— START —

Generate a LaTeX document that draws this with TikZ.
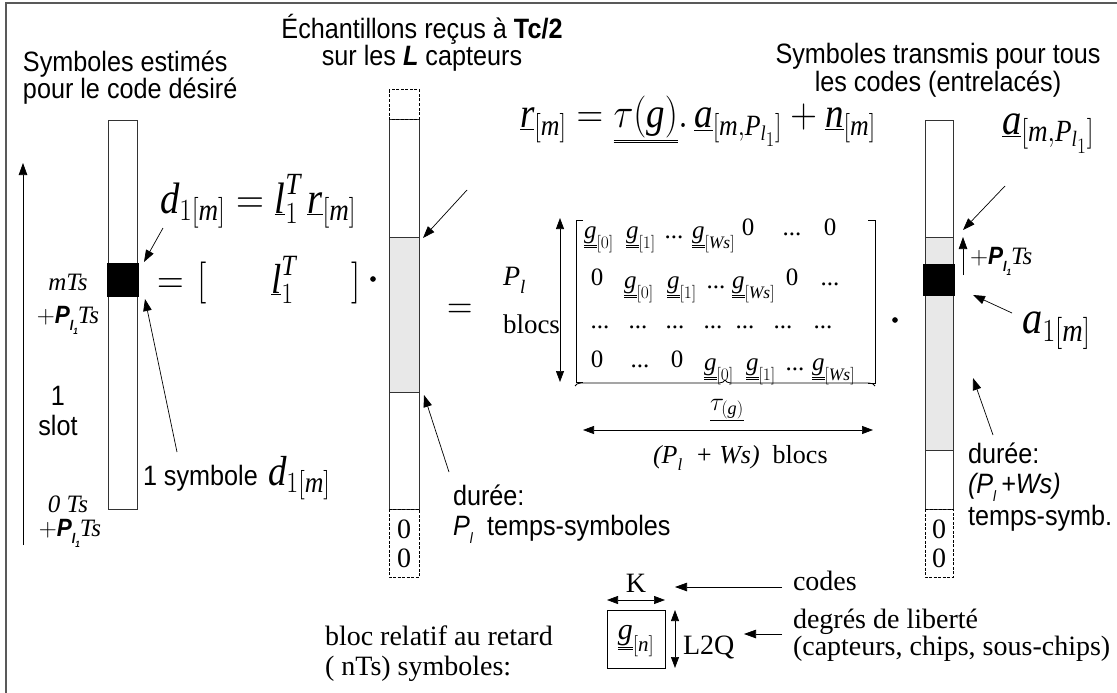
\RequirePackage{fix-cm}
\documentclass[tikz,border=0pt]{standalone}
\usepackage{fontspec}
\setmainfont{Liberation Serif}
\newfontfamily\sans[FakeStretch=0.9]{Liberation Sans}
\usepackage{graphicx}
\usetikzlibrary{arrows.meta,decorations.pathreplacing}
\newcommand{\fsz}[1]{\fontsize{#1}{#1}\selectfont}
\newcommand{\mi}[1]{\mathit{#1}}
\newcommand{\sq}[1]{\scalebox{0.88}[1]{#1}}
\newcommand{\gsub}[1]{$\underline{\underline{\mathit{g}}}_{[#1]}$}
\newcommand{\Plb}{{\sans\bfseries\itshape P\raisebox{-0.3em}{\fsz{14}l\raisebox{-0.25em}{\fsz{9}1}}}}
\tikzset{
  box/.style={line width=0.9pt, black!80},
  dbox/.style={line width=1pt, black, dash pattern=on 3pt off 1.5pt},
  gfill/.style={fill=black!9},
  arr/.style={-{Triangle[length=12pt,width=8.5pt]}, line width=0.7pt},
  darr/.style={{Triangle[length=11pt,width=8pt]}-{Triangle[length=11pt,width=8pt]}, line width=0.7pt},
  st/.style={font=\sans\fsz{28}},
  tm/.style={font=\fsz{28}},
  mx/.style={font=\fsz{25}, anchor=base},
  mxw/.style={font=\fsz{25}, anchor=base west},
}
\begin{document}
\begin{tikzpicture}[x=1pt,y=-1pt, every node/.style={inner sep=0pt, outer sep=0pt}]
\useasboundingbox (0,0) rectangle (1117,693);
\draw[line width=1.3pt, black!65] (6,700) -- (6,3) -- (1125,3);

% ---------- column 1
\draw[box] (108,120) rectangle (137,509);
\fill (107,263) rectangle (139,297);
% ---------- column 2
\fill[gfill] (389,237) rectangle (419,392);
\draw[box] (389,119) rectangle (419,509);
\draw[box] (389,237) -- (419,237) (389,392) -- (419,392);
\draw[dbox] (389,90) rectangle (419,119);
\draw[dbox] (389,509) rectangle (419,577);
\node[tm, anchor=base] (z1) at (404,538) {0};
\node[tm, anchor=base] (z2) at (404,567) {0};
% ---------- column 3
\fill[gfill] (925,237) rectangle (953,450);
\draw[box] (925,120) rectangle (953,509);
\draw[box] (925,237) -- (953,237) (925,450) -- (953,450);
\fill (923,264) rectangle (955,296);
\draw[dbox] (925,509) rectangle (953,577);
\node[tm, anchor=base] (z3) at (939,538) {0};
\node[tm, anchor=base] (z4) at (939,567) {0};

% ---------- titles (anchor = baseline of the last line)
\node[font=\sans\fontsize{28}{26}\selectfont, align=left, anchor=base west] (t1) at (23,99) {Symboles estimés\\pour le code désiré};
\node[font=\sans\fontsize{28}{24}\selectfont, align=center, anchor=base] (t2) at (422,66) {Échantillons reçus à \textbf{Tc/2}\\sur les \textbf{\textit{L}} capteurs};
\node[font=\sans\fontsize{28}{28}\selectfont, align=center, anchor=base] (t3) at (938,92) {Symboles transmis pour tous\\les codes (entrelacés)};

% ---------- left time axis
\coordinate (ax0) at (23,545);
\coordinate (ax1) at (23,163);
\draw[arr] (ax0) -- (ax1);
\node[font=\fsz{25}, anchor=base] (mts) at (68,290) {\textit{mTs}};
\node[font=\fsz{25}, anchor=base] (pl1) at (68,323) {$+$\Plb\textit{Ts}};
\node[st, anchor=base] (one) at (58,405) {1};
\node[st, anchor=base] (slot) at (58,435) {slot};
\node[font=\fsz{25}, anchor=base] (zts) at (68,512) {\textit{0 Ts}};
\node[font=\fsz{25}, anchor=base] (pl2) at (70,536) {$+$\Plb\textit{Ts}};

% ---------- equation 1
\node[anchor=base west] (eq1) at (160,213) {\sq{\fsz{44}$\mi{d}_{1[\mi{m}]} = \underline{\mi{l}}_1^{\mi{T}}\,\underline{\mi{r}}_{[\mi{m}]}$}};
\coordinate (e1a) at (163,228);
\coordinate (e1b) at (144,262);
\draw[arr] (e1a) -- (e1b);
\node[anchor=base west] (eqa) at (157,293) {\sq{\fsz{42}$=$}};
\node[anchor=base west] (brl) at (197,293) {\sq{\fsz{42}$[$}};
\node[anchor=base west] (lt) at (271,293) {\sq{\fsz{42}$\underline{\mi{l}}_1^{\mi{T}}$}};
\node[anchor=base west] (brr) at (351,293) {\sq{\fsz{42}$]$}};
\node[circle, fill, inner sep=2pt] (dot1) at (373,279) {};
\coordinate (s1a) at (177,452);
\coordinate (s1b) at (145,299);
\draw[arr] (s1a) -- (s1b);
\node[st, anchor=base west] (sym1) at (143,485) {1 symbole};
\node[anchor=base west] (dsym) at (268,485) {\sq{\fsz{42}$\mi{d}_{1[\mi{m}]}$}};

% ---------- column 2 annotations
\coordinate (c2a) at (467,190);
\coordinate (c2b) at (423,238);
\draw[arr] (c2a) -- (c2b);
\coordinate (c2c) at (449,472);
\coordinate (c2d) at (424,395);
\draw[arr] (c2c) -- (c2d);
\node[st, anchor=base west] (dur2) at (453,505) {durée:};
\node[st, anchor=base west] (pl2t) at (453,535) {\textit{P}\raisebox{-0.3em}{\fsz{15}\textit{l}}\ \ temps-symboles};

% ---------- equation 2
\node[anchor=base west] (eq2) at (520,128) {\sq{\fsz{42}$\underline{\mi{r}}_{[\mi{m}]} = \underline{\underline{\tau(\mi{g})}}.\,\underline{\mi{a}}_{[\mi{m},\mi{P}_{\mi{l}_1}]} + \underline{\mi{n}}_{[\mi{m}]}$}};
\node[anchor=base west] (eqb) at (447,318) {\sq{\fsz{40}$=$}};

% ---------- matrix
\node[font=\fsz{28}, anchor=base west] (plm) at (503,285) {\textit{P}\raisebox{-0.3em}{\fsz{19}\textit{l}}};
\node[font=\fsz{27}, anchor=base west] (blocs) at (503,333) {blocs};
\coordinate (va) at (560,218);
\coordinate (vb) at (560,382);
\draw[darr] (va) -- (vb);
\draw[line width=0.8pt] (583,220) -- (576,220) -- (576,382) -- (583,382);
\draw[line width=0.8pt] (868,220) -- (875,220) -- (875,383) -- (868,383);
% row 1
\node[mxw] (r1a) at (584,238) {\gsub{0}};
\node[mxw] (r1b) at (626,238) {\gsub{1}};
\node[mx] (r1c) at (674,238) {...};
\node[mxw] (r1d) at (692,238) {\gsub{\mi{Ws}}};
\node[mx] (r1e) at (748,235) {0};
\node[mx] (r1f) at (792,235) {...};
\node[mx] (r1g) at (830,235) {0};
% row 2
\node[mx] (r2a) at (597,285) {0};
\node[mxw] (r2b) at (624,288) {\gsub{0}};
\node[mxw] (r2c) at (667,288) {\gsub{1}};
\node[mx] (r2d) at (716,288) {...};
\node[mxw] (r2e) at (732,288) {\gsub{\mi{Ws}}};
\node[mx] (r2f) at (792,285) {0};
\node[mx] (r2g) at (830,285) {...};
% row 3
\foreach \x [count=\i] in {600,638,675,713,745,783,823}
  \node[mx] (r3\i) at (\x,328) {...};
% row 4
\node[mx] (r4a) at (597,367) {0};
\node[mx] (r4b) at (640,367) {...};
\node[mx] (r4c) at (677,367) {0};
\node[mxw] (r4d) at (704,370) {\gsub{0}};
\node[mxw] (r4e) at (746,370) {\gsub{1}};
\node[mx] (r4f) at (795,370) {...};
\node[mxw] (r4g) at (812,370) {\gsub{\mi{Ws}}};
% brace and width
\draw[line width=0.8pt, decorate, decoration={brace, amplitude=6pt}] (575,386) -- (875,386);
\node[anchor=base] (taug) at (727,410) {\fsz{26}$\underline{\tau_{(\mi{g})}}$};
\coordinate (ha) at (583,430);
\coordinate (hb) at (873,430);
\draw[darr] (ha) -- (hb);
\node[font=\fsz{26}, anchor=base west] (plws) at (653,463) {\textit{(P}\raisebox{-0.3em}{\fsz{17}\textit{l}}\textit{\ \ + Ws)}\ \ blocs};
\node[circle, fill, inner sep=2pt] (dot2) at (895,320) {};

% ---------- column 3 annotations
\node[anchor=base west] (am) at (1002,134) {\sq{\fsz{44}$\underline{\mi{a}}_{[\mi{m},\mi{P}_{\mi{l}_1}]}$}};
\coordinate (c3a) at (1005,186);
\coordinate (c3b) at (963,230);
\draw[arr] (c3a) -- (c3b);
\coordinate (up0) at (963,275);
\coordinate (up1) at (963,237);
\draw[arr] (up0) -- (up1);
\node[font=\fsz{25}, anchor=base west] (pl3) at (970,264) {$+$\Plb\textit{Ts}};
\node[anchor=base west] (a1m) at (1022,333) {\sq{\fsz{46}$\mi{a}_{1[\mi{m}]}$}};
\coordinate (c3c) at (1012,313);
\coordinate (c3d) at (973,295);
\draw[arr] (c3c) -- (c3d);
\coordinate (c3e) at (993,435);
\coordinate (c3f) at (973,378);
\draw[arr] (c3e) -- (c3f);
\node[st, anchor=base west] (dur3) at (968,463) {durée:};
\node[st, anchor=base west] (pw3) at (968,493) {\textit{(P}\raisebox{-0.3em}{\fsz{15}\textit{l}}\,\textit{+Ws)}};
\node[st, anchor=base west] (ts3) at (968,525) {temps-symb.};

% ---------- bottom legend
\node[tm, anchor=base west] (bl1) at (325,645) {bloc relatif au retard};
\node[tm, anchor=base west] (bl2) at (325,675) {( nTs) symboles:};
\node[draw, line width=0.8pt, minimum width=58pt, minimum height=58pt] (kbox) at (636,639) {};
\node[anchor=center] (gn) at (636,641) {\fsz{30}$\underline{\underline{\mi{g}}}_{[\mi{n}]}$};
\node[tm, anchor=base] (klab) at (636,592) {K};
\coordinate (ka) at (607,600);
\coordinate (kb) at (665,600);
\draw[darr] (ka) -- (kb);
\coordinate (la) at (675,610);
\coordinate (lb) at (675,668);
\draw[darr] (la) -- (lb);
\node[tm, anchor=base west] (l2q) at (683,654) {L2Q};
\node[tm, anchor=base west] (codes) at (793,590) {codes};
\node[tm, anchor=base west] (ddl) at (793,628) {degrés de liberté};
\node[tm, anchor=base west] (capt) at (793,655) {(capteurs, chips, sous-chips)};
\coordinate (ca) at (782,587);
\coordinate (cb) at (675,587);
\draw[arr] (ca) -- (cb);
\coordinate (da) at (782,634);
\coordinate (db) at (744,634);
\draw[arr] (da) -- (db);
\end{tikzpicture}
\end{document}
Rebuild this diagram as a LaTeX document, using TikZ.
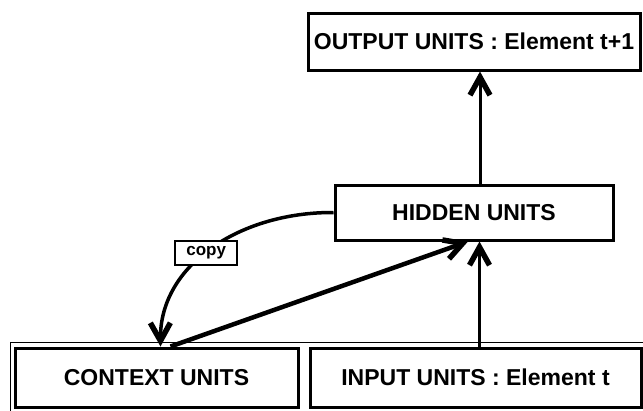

— END —

Hand back the exact lines from the start of the entries to the line with "anchor=base] (z4) at", both ends kept and pictures left out.

Generate a LaTeX document that draws this with TikZ.
\RequirePackage{fix-cm}
\documentclass[tikz,border=0pt]{standalone}
\usepackage{fontspec}
\setmainfont{Liberation Serif}
\newfontfamily\sans[FakeStretch=0.9]{Liberation Sans}
\usepackage{graphicx}
\usetikzlibrary{arrows.meta,decorations.pathreplacing}
\newcommand{\fsz}[1]{\fontsize{#1}{#1}\selectfont}
\newcommand{\mi}[1]{\mathit{#1}}
\newcommand{\sq}[1]{\scalebox{0.88}[1]{#1}}
\newcommand{\gsub}[1]{$\underline{\underline{\mathit{g}}}_{[#1]}$}
\newcommand{\Plb}{{\sans\bfseries\itshape P\raisebox{-0.3em}{\fsz{14}l\raisebox{-0.25em}{\fsz{9}1}}}}
\tikzset{
  box/.style={line width=0.9pt, black!80},
  dbox/.style={line width=1pt, black, dash pattern=on 3pt off 1.5pt},
  gfill/.style={fill=black!9},
  arr/.style={-{Triangle[length=12pt,width=8.5pt]}, line width=0.7pt},
  darr/.style={{Triangle[length=11pt,width=8pt]}-{Triangle[length=11pt,width=8pt]}, line width=0.7pt},
  st/.style={font=\sans\fsz{28}},
  tm/.style={font=\fsz{28}},
  mx/.style={font=\fsz{25}, anchor=base},
  mxw/.style={font=\fsz{25}, anchor=base west},
}
\begin{document}
\begin{tikzpicture}[x=1pt,y=-1pt, every node/.style={inner sep=0pt, outer sep=0pt}]
\useasboundingbox (0,0) rectangle (1117,693);
\draw[line width=1.3pt, black!65] (6,700) -- (6,3) -- (1125,3);

% ---------- column 1
\draw[box] (108,120) rectangle (137,509);
\fill (107,263) rectangle (139,297);
% ---------- column 2
\fill[gfill] (389,237) rectangle (419,392);
\draw[box] (389,119) rectangle (419,509);
\draw[box] (389,237) -- (419,237) (389,392) -- (419,392);
\draw[dbox] (389,90) rectangle (419,119);
\draw[dbox] (389,509) rectangle (419,577);
\node[tm, anchor=base] (z1) at (404,538) {0};
\node[tm, anchor=base] (z2) at (404,567) {0};
% ---------- column 3
\fill[gfill] (925,237) rectangle (953,450);
\draw[box] (925,120) rectangle (953,509);
\draw[box] (925,237) -- (953,237) (925,450) -- (953,450);
\fill (923,264) rectangle (955,296);
\draw[dbox] (925,509) rectangle (953,577);
\node[tm, anchor=base] (z3) at (939,538) {0};
\node[tm, anchor=base] (z4) at (939,567) {0};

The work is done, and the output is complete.